There’s a saying in my native New Hampshire: “You can’t get there from here.”
That’s how I feel tonight. How do I get back to being the happy carefree girl I once was?
When I started writing this blog I was determined to be upbeat and positive about the trials and tribulations of my IVF life. It was easy to be positive back then; after all, I had nothing to loose in all this. I had been ready to move on to adoption immediately after Mr. T’s diagnosis, but Mr. T wanted to give IVF a try. Being the good sport that I am, I went along with it.
Our motto was “no regrets.” We’d try this IVF thing, and if it didn’t work, we’d take the money back from our IVF Refund Program and adopt. We’d create our family one way or another.
So I was ready for IVF 1.0 to fail. I even told our doctor at transfer not to worry if it didn’t work out; that IVF hadn’t been so bad and I knew we’d be parents one way or another. What I was not prepared for was the pure joy of our first pregnancy test, believing for the first time that we might have babies with Mr. T’s smile and my curls. The excitement of telling a few friends and family, thinking of names and how our life would change. We were almost to the end of those dreaded Progesterone in Oil shots when we discovered at our second ultrasound that our baby’s heart had stopped.
It was devastating, but I bounced back quickly. We tried again a few months later with two more of our perfect frozen embryo blasts, and again, joy was followed by heartbreak at our first ultrasound.
I was convinced that these losses must have been because of the marathon I ran a few weeks before starting IVF 1.0. This time, the third time, would be different. This would be a fresh start.
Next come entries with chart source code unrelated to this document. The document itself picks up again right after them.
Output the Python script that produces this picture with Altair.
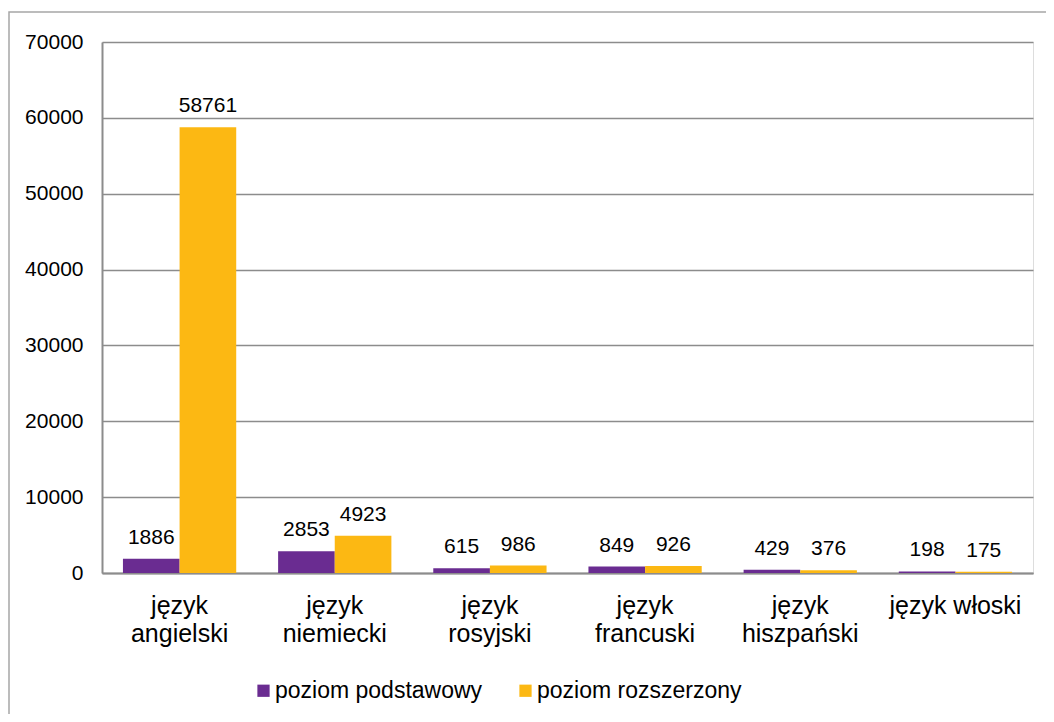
import altair as alt
import pandas as pd

categories = ["język angielski", "język niemiecki", "język rosyjski",
              "język francuski", "język hiszpański", "język włoski"]
series = ["poziom podstawowy", "poziom rozszerzony"]
podstawowy = [1886, 2853, 615, 849, 429, 198]
rozszerzony = [58761, 4923, 986, 926, 376, 175]
y_ticks = [0, 10000, 20000, 30000, 40000, 50000, 60000, 70000]
colors = ["#6A2C91", "#FCB813"]

rows = []
for i, c in enumerate(categories):
    rows.append({"jezyk": c, "poziom": series[0], "liczba": podstawowy[i],
                 "etykieta": str(podstawowy[i])})
    rows.append({"jezyk": c, "poziom": series[1], "liczba": rozszerzony[i],
                 "etykieta": str(rozszerzony[i])})
df = pd.DataFrame(rows)

FONT = "Liberation Sans"
GRAY = "#8c8c8c"

x_enc = alt.X(
    "jezyk:N", sort=categories,
    scale=alt.Scale(paddingInner=0.27, paddingOuter=0.135),
    axis=alt.Axis(title=None, labelAngle=0, labelFontSize=25, labelColor="black",
                  labelFont=FONT, labelPadding=20, labelLineHeight=28,
                  labelExpr="length(datum.label) > 12 ? split(datum.label, ' ') : datum.label",
                  domainColor=GRAY, domainWidth=2, ticks=False, labelLimit=0,
                  labelOverlap=False, grid=False),
)
xoff = alt.XOffset("poziom:N", sort=series)
y_enc = alt.Y(
    "liczba:Q",
    scale=alt.Scale(domain=[0, 70000], nice=False),
    axis=alt.Axis(title=None, values=y_ticks, format="d", labelFontSize=21,
                  labelColor="black", labelFont=FONT, labelPadding=19,
                  gridColor=GRAY, gridWidth=1.3, domainColor=GRAY, domainWidth=2,
                  ticks=False),
)

base = alt.Chart(df)

bars = base.mark_bar().encode(
    x=x_enc, xOffset=xoff, y=y_enc,
    color=alt.Color(
        "poziom:N", sort=series,
        scale=alt.Scale(domain=series, range=colors),
        legend=alt.Legend(title=None, orient="none", legendX=150, legendY=637,
                          direction="horizontal", symbolType="square",
                          symbolSize=150, symbolStrokeWidth=0, symbolOpacity=1,
                          labelFontSize=23, labelFont=FONT, labelColor="black",
                          labelOffset=0, columnPadding=31, padding=0, labelLimit=0),
    ),
)

labels = base.mark_text(baseline="alphabetic", dy=-15, fontSize=21, font=FONT,
                        color="black").encode(
    x=x_enc, xOffset=xoff, y=y_enc, text="etykieta:N"
)

frame = alt.Chart(pd.DataFrame({"a": [0]})).mark_rect(
    filled=False, stroke="#a6a6a6", strokeWidth=1.5
).encode(
    x=alt.value(-93), x2=alt.value(980), y=alt.value(-30), y2=alt.value(700)
)

chart = alt.layer(frame, bars, labels).properties(
    width=931, height=531,
    autosize=alt.AutoSizeParams(type="none"),
    padding={"left": 94, "top": 34, "right": 13, "bottom": 141},
).configure_view(stroke="#1a1a1a", strokeWidth=2).configure(font=FONT)

chart.save("out.html", embed_options={"renderer": "svg", "actions": False})
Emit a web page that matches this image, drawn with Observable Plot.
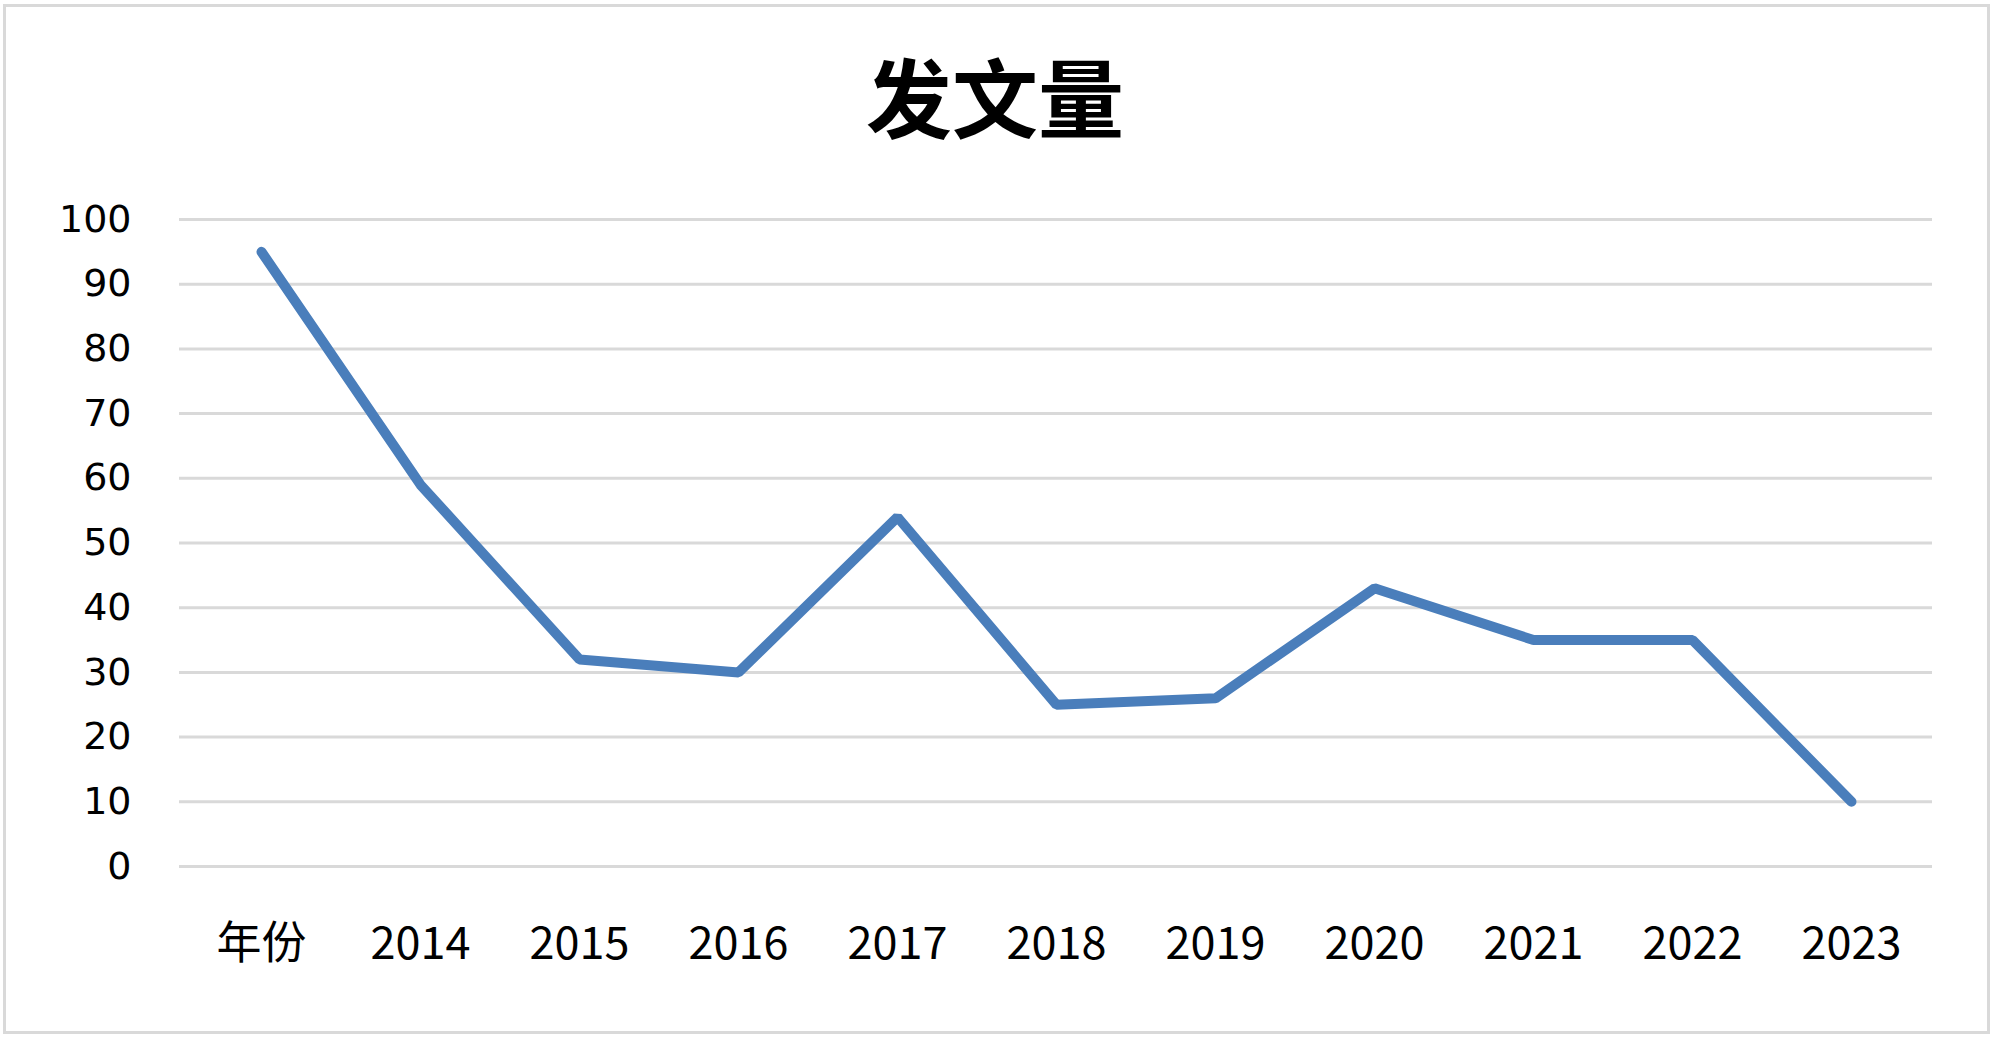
<!DOCTYPE html>
<html>
<head>
<meta charset="utf-8">
<script src="https://cdn.jsdelivr.net/npm/d3@7"></script>
<script src="https://cdn.jsdelivr.net/npm/@observablehq/plot@0.6"></script>
<style>
  html, body { margin: 0; padding: 0; background: #fff; }
  #page { position: relative; width: 2000px; height: 1045px; overflow: hidden; }
  #frame { position: absolute; left: 3px; top: 4px; width: 1987px; height: 1030px; border: 3px solid #d9d9d9; box-sizing: border-box; pointer-events: none; }
  #title { position: absolute; top: 52px; left: 0; width: 1990px; text-align: center; font-family: "Noto Sans CJK SC", sans-serif; font-weight: 700; font-size: 86px; line-height: 1; color: #000; }
  #chart { position: absolute; top: 160px; left: 0; }
</style>
</head>
<body>
<div id="page">
  <div id="title">发文量</div>
  <div id="chart"></div>
  <div id="frame"></div>
</div>
<script>
const categories = ["年份", "2014", "2015", "2016", "2017", "2018", "2019", "2020", "2021", "2022", "2023"];
const values = [95, 59, 32, 30, 54, 25, 26, 43, 35, 35, 10];
const yTicks = [0, 10, 20, 30, 40, 50, 60, 70, 80, 90, 100];

const data = categories.map((c, i) => ({cat: c, v: values[i]}));

const chart = Plot.plot({
  width: 2000,
  height: 870,
  marginLeft: 179,
  marginRight: 68,
  marginTop: 59,
  marginBottom: 164,
  x: {type: "point", domain: categories, padding: 0.5},
  y: {domain: [0, 100]},
  style: {background: "transparent"},
  marks: [
    Plot.ruleY(yTicks, {stroke: "#d9d9d9", strokeWidth: 3}),
    Plot.axisY({ticks: yTicks, tickSize: 0, tickPadding: 48, fontSize: 38, fontFamily: "DejaVu Sans", fill: "#000", label: null}),
    Plot.axisX({tickSize: 0, tickPadding: 61, fontSize: 45, fontFamily: "'Liberation Sans Narrow', 'Noto Sans CJK SC', sans-serif", fill: "#000", label: null}),
    Plot.line(data, {x: "cat", y: "v", stroke: "#4a7ebb", strokeWidth: 10, strokeLinejoin: "miter", strokeLinecap: "round"})
  ]
});
document.getElementById("chart").appendChild(chart);
</script>
</body>
</html>
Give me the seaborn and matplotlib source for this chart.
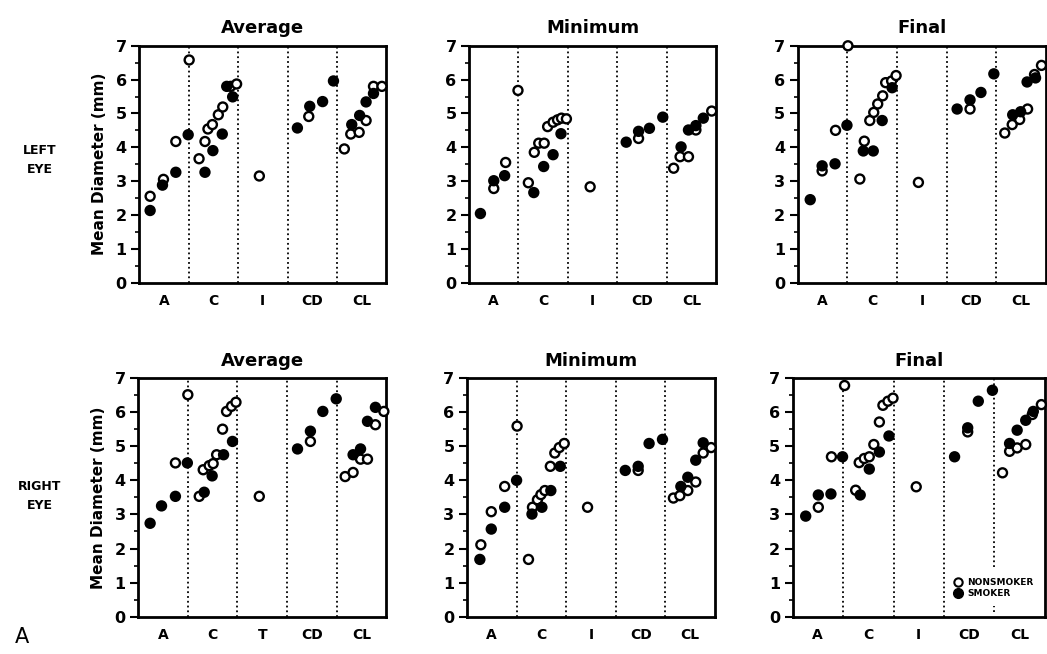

I’ve tried to be brave and hopeful. I really believed it would be different this time. But walking home from work yesterday, I finally admitted that all my pregnancy symptoms were gone. And having been through this before, I know the feeling too well. I don’t have any bleeding or cramping (the PIO always does its job well to prevent that), but the bloating, the tender breasts, the slightly seasick feeling and hourly pee trips, and that mysterious and beautiful feeling that I wasn’t alone in my own body- all gone.
I barely made it in the door before collapsing into a heap of tears. Poor Mr. T thought I was in physical pain, his face full of worry and fear for me. He held me and rocked me and did his best to talk me out of my conviction that we lost yet another baby.
“I’m worried about you, Jess.”
“I’m worried about me too.”
Mr. T, dear husband that he is, still holds out hope for us. As we went to bed, tears still streaming down my face, he stroked my tummy, telling our baby to hang in there. I let him have his hope. I wish I could hold out my own hope for another week, to allow myself to enjoy this last week of being pregnant, the last chance I may ever have to be pregnant.
It sounds sad, but I just feel numb and calm now. Dreading May 11th when the doctors confirm what I already know.
I just want to go back to being that carefree happy girl who had nothing to loose. How do I get back there from here?
Sorry I don’t have a happy ending here for you tonight. Thanks to you all for your support.